• **Provided records**
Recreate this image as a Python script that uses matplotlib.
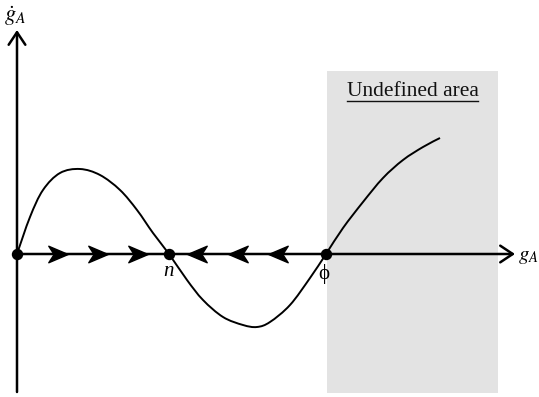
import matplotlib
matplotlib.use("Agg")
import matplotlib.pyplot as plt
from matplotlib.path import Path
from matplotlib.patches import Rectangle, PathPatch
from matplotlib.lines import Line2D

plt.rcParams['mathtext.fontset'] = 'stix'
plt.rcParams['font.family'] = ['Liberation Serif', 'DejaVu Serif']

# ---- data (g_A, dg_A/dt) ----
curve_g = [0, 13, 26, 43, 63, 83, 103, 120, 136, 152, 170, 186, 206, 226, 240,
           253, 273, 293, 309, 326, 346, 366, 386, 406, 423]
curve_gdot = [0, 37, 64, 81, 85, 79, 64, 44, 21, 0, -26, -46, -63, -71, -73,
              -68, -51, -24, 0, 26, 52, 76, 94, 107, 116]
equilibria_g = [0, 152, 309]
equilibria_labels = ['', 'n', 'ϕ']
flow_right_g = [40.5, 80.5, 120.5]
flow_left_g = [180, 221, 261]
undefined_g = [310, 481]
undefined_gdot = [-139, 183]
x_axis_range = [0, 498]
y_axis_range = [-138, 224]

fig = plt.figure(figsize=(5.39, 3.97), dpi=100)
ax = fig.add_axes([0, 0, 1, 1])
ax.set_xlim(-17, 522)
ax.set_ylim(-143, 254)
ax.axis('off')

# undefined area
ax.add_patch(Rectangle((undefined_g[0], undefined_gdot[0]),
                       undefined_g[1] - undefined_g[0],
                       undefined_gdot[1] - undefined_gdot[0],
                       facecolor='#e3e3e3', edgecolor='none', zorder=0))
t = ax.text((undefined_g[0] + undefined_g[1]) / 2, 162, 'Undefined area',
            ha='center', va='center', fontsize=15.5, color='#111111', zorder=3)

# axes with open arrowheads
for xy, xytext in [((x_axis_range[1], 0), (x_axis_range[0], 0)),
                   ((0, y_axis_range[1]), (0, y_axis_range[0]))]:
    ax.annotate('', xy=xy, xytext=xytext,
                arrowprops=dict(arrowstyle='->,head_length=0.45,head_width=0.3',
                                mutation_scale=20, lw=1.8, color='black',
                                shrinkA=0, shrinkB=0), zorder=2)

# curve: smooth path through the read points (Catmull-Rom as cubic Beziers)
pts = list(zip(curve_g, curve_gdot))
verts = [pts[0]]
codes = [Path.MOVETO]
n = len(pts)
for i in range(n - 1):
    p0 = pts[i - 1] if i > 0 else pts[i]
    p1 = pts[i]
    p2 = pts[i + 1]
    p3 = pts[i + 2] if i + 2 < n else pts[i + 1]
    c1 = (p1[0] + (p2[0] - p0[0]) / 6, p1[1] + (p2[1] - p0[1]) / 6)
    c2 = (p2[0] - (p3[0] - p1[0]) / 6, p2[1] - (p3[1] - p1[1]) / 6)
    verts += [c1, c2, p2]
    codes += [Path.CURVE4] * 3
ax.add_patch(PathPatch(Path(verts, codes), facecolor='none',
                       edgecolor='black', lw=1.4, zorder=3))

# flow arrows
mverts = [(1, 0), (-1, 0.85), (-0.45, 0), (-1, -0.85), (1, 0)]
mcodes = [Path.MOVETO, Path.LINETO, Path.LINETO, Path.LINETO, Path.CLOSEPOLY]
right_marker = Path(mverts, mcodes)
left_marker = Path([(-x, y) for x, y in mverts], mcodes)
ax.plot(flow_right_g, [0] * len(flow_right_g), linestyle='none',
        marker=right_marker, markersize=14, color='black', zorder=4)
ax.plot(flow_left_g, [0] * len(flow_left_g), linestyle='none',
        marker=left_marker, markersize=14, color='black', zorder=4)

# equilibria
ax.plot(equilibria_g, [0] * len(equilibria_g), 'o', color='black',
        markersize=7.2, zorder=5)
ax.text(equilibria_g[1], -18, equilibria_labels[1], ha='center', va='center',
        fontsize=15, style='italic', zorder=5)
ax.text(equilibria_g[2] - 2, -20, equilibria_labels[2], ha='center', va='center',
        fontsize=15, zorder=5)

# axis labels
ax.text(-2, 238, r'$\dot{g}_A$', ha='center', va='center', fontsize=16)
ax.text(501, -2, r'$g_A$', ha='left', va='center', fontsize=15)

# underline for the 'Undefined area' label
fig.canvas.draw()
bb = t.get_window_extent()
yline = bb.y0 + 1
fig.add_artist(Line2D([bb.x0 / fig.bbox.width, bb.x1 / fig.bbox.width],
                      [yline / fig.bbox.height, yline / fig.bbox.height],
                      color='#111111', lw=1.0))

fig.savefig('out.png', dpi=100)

---

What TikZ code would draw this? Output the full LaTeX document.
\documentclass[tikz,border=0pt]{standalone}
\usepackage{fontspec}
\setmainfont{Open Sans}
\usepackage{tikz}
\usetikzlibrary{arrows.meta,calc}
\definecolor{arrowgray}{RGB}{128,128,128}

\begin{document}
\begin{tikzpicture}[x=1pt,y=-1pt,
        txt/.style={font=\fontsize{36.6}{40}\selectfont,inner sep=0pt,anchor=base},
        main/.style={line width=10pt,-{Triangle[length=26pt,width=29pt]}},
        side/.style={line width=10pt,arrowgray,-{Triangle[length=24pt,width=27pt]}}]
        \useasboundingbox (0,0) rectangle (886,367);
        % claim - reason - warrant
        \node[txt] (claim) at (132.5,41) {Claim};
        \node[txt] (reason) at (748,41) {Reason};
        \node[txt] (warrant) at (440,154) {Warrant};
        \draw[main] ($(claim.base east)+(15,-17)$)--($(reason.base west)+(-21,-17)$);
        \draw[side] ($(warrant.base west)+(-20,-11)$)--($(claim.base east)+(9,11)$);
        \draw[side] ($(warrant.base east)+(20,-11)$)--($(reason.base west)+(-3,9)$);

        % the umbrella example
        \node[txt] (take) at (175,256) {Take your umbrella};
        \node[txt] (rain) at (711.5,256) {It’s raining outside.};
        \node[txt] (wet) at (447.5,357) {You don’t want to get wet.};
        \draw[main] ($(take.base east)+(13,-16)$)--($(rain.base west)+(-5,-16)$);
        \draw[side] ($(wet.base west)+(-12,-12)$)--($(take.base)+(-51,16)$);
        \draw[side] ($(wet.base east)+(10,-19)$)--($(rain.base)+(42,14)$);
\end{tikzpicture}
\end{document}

---

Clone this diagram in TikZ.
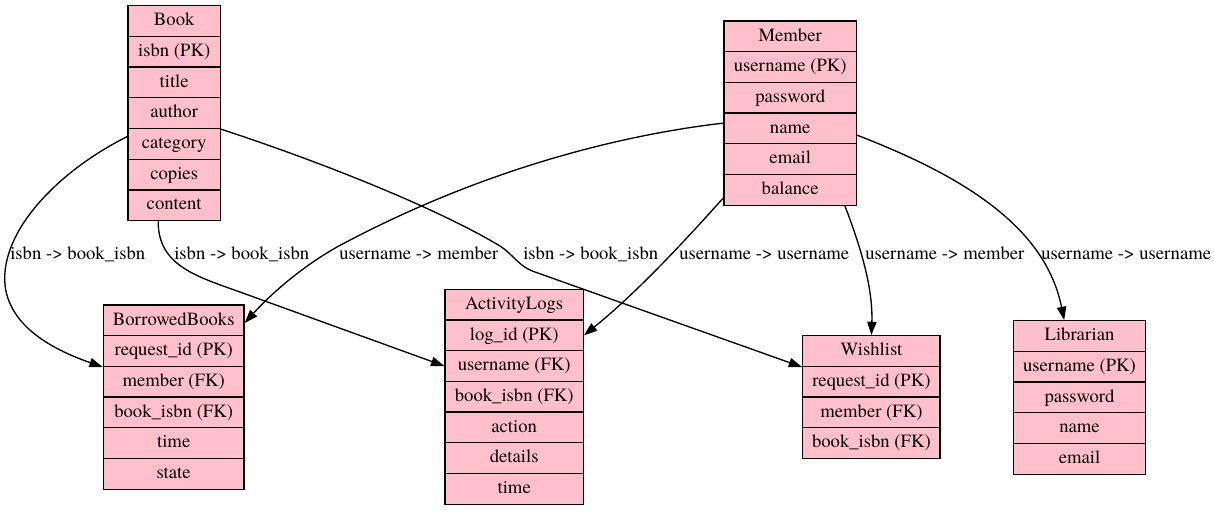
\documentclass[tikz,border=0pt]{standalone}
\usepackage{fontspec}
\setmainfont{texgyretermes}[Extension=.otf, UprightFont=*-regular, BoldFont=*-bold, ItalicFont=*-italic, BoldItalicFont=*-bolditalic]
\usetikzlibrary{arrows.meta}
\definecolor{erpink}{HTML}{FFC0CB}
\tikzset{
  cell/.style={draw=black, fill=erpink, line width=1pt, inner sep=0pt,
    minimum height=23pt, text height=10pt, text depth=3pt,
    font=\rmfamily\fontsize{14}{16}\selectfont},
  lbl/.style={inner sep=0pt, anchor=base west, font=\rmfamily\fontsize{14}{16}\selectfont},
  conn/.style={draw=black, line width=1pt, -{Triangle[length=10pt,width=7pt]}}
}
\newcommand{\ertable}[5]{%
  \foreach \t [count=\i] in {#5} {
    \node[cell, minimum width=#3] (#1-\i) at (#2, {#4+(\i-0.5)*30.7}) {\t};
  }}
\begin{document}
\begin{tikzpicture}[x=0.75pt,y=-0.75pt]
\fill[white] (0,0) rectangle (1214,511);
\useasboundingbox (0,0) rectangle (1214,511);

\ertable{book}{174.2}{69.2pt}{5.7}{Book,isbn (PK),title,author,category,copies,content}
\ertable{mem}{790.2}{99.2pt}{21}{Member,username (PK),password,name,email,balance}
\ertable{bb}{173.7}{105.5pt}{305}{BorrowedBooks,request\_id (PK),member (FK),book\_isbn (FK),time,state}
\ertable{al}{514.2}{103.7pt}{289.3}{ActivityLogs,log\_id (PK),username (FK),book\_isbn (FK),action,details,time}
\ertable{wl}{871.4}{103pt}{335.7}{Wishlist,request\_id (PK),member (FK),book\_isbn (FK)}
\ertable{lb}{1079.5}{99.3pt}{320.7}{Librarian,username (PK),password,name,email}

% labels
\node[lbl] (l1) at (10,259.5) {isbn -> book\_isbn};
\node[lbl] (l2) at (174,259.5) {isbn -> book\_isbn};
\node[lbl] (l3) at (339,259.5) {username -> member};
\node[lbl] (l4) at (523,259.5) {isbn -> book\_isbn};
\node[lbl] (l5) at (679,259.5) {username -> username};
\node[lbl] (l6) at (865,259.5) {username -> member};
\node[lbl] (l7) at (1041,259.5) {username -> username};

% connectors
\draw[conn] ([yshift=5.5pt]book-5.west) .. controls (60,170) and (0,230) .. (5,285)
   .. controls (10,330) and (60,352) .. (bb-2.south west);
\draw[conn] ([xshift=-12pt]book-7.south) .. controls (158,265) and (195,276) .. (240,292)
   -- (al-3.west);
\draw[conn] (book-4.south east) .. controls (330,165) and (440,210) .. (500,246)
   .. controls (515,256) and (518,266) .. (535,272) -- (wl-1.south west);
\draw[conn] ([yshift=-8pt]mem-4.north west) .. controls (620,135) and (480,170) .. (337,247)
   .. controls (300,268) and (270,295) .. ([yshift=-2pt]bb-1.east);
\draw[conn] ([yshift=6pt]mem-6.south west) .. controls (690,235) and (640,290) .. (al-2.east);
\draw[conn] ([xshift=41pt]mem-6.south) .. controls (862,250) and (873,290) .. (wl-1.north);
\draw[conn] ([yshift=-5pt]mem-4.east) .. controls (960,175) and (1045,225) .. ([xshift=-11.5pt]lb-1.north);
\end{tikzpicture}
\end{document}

• **What needs to be done**
Repeat only the lines from the one with "Recreate this image" down to the one with "shrinkA=0, shrinkB=0), zorder=2)", word for word and both included, and leave the pictures out.

• **Written response**
Recreate this image as a Python script that uses matplotlib.
import matplotlib
matplotlib.use("Agg")
import matplotlib.pyplot as plt
from matplotlib.path import Path
from matplotlib.patches import Rectangle, PathPatch
from matplotlib.lines import Line2D

plt.rcParams['mathtext.fontset'] = 'stix'
plt.rcParams['font.family'] = ['Liberation Serif', 'DejaVu Serif']

# ---- data (g_A, dg_A/dt) ----
curve_g = [0, 13, 26, 43, 63, 83, 103, 120, 136, 152, 170, 186, 206, 226, 240,
           253, 273, 293, 309, 326, 346, 366, 386, 406, 423]
curve_gdot = [0, 37, 64, 81, 85, 79, 64, 44, 21, 0, -26, -46, -63, -71, -73,
              -68, -51, -24, 0, 26, 52, 76, 94, 107, 116]
equilibria_g = [0, 152, 309]
equilibria_labels = ['', 'n', 'ϕ']
flow_right_g = [40.5, 80.5, 120.5]
flow_left_g = [180, 221, 261]
undefined_g = [310, 481]
undefined_gdot = [-139, 183]
x_axis_range = [0, 498]
y_axis_range = [-138, 224]

fig = plt.figure(figsize=(5.39, 3.97), dpi=100)
ax = fig.add_axes([0, 0, 1, 1])
ax.set_xlim(-17, 522)
ax.set_ylim(-143, 254)
ax.axis('off')

# undefined area
ax.add_patch(Rectangle((undefined_g[0], undefined_gdot[0]),
                       undefined_g[1] - undefined_g[0],
                       undefined_gdot[1] - undefined_gdot[0],
                       facecolor='#e3e3e3', edgecolor='none', zorder=0))
t = ax.text((undefined_g[0] + undefined_g[1]) / 2, 162, 'Undefined area',
            ha='center', va='center', fontsize=15.5, color='#111111', zorder=3)

# axes with open arrowheads
for xy, xytext in [((x_axis_range[1], 0), (x_axis_range[0], 0)),
                   ((0, y_axis_range[1]), (0, y_axis_range[0]))]:
    ax.annotate('', xy=xy, xytext=xytext,
                arrowprops=dict(arrowstyle='->,head_length=0.45,head_width=0.3',
                                mutation_scale=20, lw=1.8, color='black',
                                shrinkA=0, shrinkB=0), zorder=2)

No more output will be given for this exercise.